L'enquête en elle-même est plutôt simple, très bien menée, tout est cohérent. Mais on sent très vite que ce n'est pas uniquement sa résolution qui intéresse l'auteur. le Grand soir est certes un polar mais surtout un polar historique et social engagé qui éclaire les luttes sociales et féministes du début du XXème siècle. Des funérailles de Louise Michel, on passe dans les bas quartiers ouvriers de la capitale, puis dans le bassin houiller du Nord secoué par la catastrophe minière de Courrières ( officiellement 1099 morts ), jusqu'aux préparatifs de la première manifestation du 1er mai en France organisée par la CGT pour obtenir la journée de 8 heures. Tout l'arrière-plan politique du roman est bien plus qu'un simple décor et enveloppe totalement le lecteur.

Et c'est d'autant plus passionnant qu'on découvre deux extraordinaires pionnières féministes françaises que l'auteur a inclu dans son récit aux côtés de ses autres personnages fictifs, procédé qui apporte immédiatement de la profondeur à l'intrigue. Il imagine ainsi que Mme Sorgue ( figure de l'anarcho-syndicalisme, soutien actif aux nombreuses grèves ouvrières ) et Madeleine Pelletier ( femme médecin habillée d'un costume d'homme et coiffée d'un chapeau melon, prônant liberté sexuelle et avortement ) ont côtoyé la jeune disparue et possède une pièce du puzzle de l'enquête.
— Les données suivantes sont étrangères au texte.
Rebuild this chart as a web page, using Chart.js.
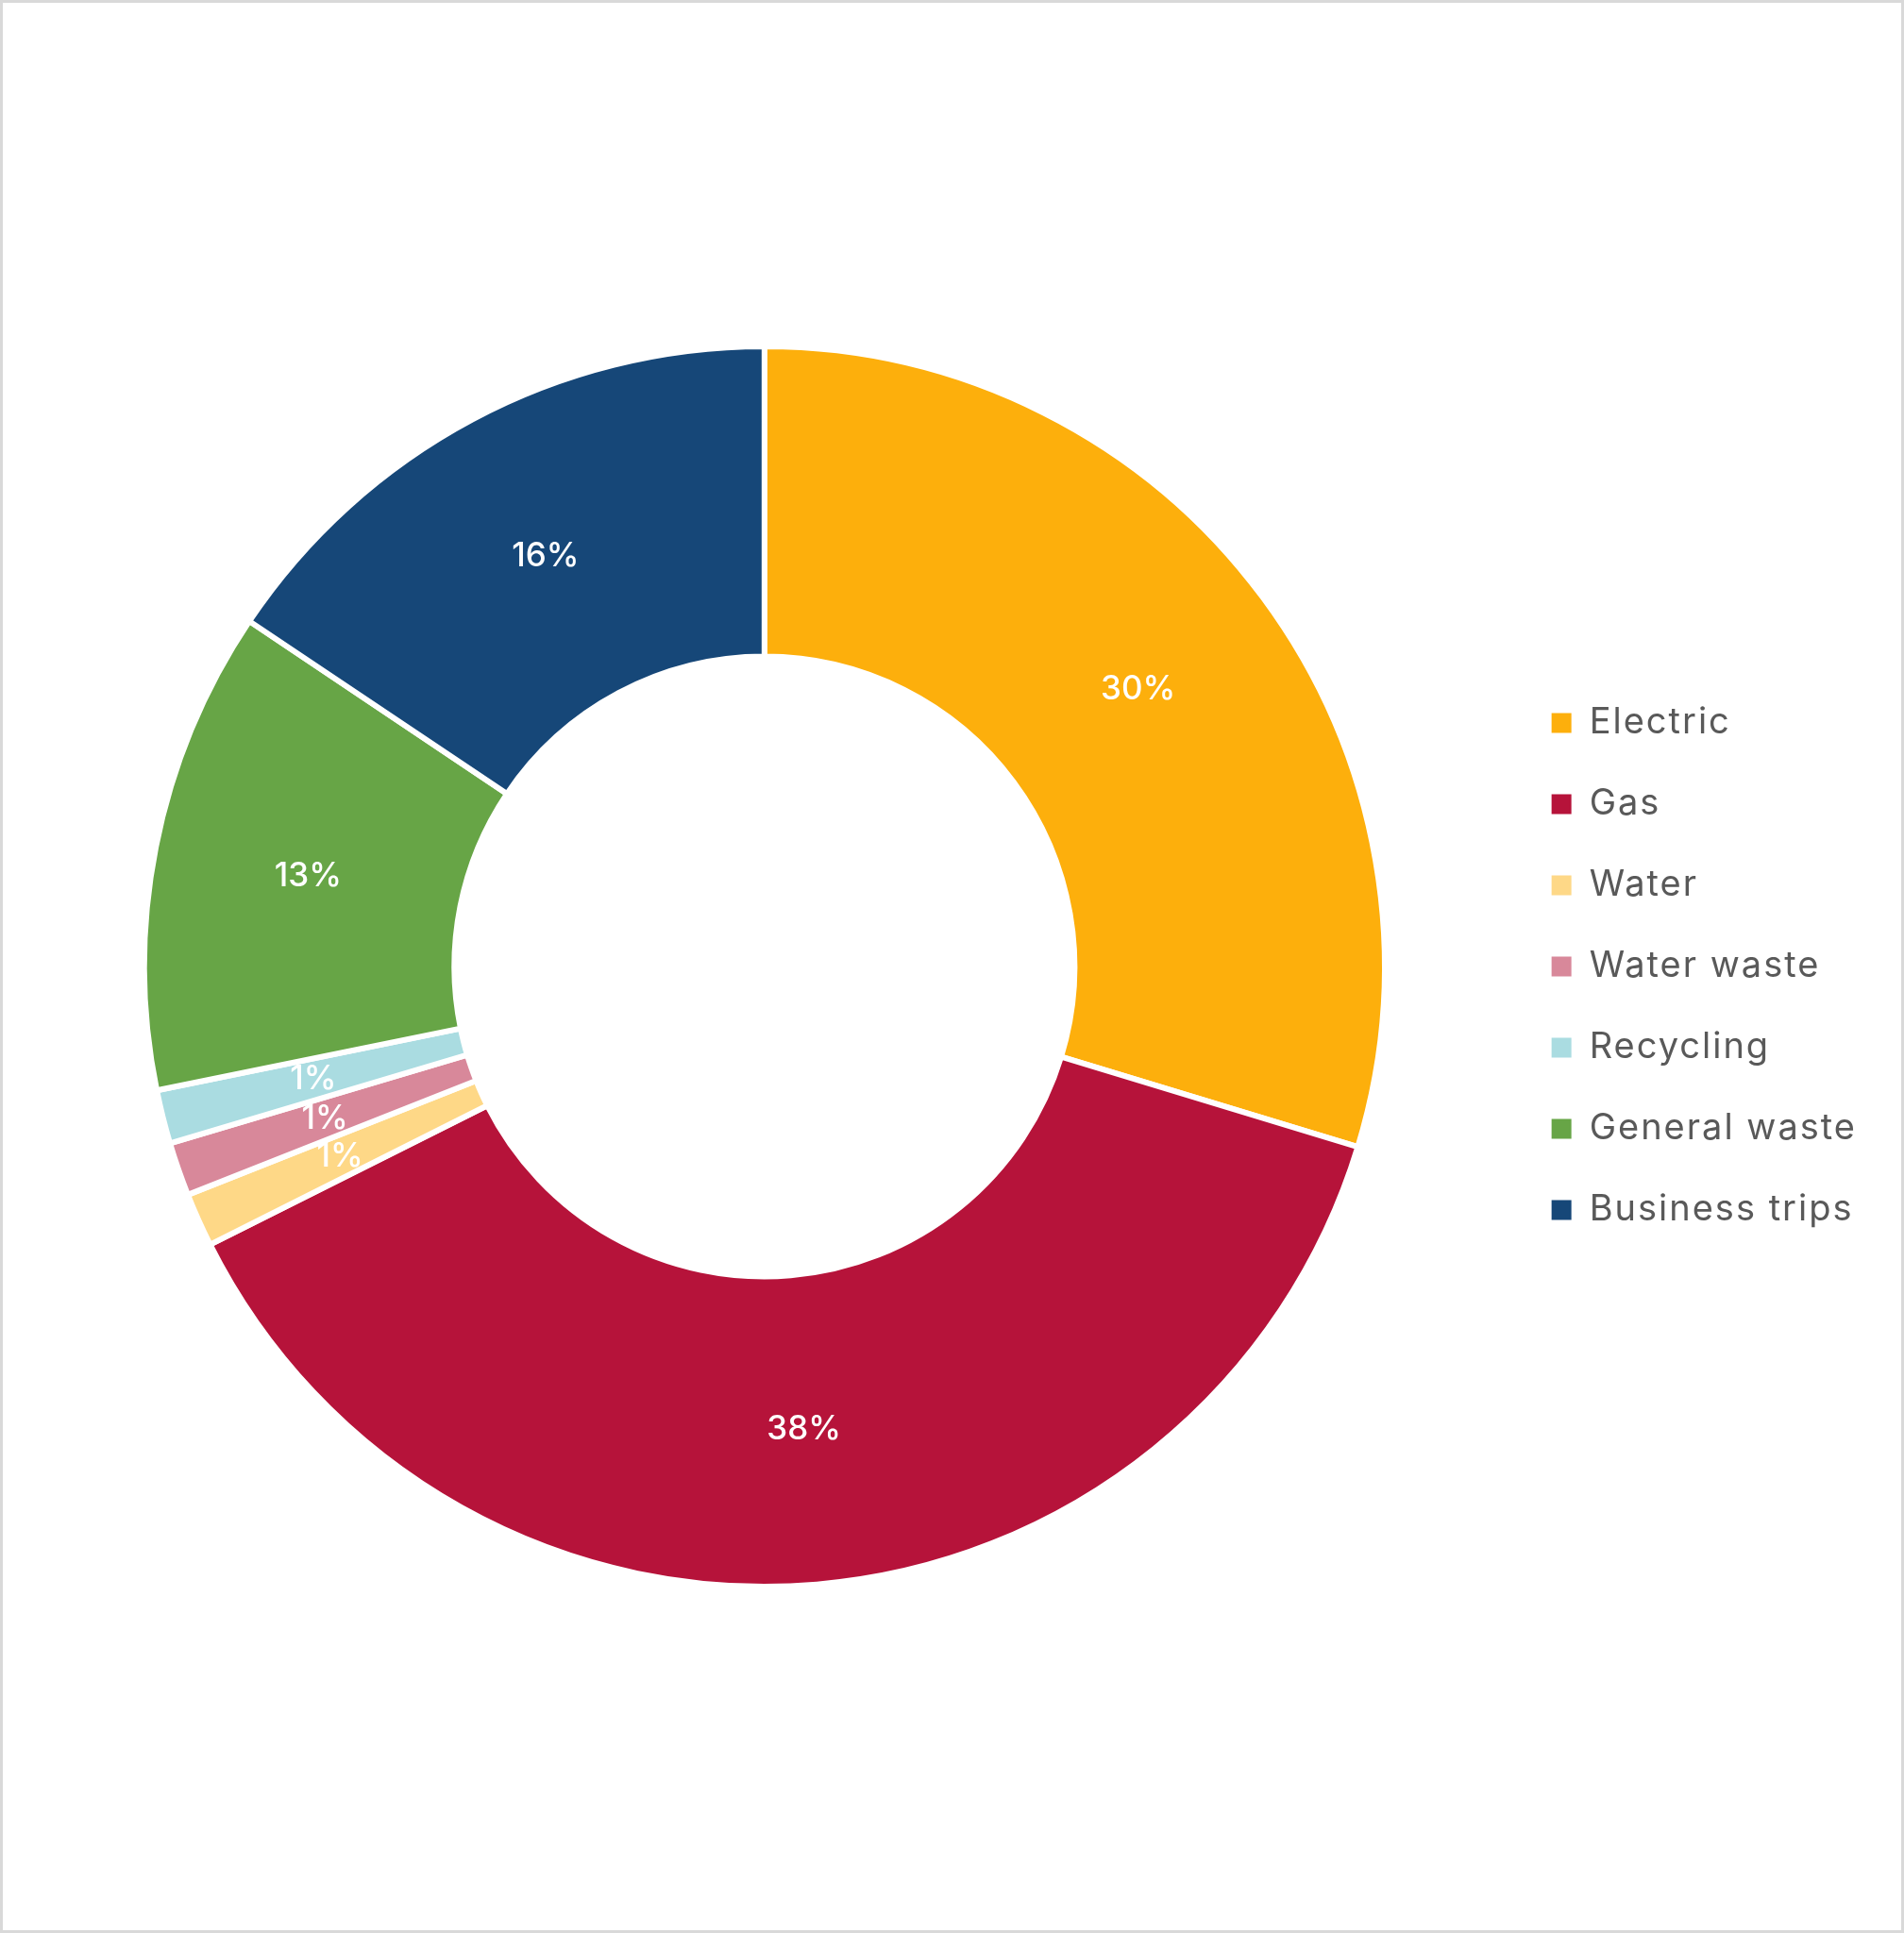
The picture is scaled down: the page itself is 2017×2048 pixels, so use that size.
<!DOCTYPE html>
<html>
<head>
<meta charset="utf-8">
<script src="https://cdn.jsdelivr.net/npm/chart.js@4/dist/chart.umd.min.js"></script>
<style>
  html, body { margin: 0; padding: 0; background: #fff; }
  .frame {
    width: 2017px; height: 2048px; box-sizing: border-box;
    border: 3px solid #d9d9d9; background: #fff;
  }
  .frame canvas { display: block; }
</style>
</head>
<body>
<div class="frame">
  <canvas id="myChart" width="2011" height="2042"></canvas>
</div>
<script>
const categories = ["Electric", "Gas", "Water", "Water waste", "Recycling", "General waste", "Business trips"]
const shares = [29.7, 37.9, 1.4, 1.4, 1.4, 12.6, 15.6]
const colors = ["#FDAF0C", "#B6133A", "#FED887", "#D8889A", "#AADCE1", "#67A546", "#164778"]

// the original font is wider, so space the legend letters out a little
const wideText = {
    id: 'wideText',
    beforeUpdate(chart) { chart.ctx.letterSpacing = '2px' },
    beforeDraw(chart) { chart.ctx.letterSpacing = '2px' },
}

// white percentage labels in the middle of each ring slice
const sliceLabels = {
    id: 'sliceLabels',
    afterDatasetsDraw(chart) {
        const ctx = chart.ctx
        const meta = chart.getDatasetMeta(0)
        ctx.save()
        ctx.letterSpacing = '0px'
        ctx.fillStyle = '#ffffff'
        ctx.font = '500 35px Inter, "Open Sans", sans-serif'
        ctx.textAlign = 'center'
        ctx.textBaseline = 'middle'
        meta.data.forEach((arc, i) => {
            const p = arc.getCenterPoint()
            ctx.fillText(Math.round(shares[i]) + '%', p.x, p.y)
        })
        ctx.restore()
    }
}

const ctx = document.getElementById('myChart').getContext('2d')

const myChart = new Chart(ctx, {
    type: 'doughnut',
    data: {
        labels: categories,
        datasets: [
            {
                data: shares,
                backgroundColor: colors,
                borderColor: '#ffffff',
                borderWidth: 6,
            },
        ],
    },
    options: {
        responsive: false,
        animation: false,
        cutout: '50%',
        layout: {
            padding: { top: 361, bottom: 361, left: 21, right: 37 },
        },
        plugins: {
            tooltip: { enabled: false },
            legend: {
                position: 'right',
                labels: {
                    boxWidth: 21,
                    boxHeight: 21,
                    padding: 48,
                    color: '#595959',
                    font: { family: 'Inter, "Open Sans", sans-serif', size: 38 },
                    generateLabels(chart) {
                        const items = Chart.overrides.doughnut.plugins.legend.labels.generateLabels(chart)
                        items.forEach(it => { it.lineWidth = 0; it.strokeStyle = it.fillStyle })
                        return items
                    },
                },
            },
        },
    },
    plugins: [wideText, sliceLabels],
});
</script>
</body>
</html>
En fait, tout le roman vibre des colères sociales et féministes de la Belle époque, d'autant que les deux cousines que l'ont suit sont des personnages forts et marquants. Jeanne, la disparue, issue de la très haute bourgeoisie, refusait de rentrer dans le rang imposée par sa classe sociale, rejetant farouchement son milieu pour fuguer dans les quartiers populaires, déguisée en ouvrière. Sans s'en rendre immédiatement compte, Louise cherche sa propre voie pour écrire sa vie ; l'enquête qu'elle mène le lui révèlera, en plus de la vérité sur le sort de sa cousine.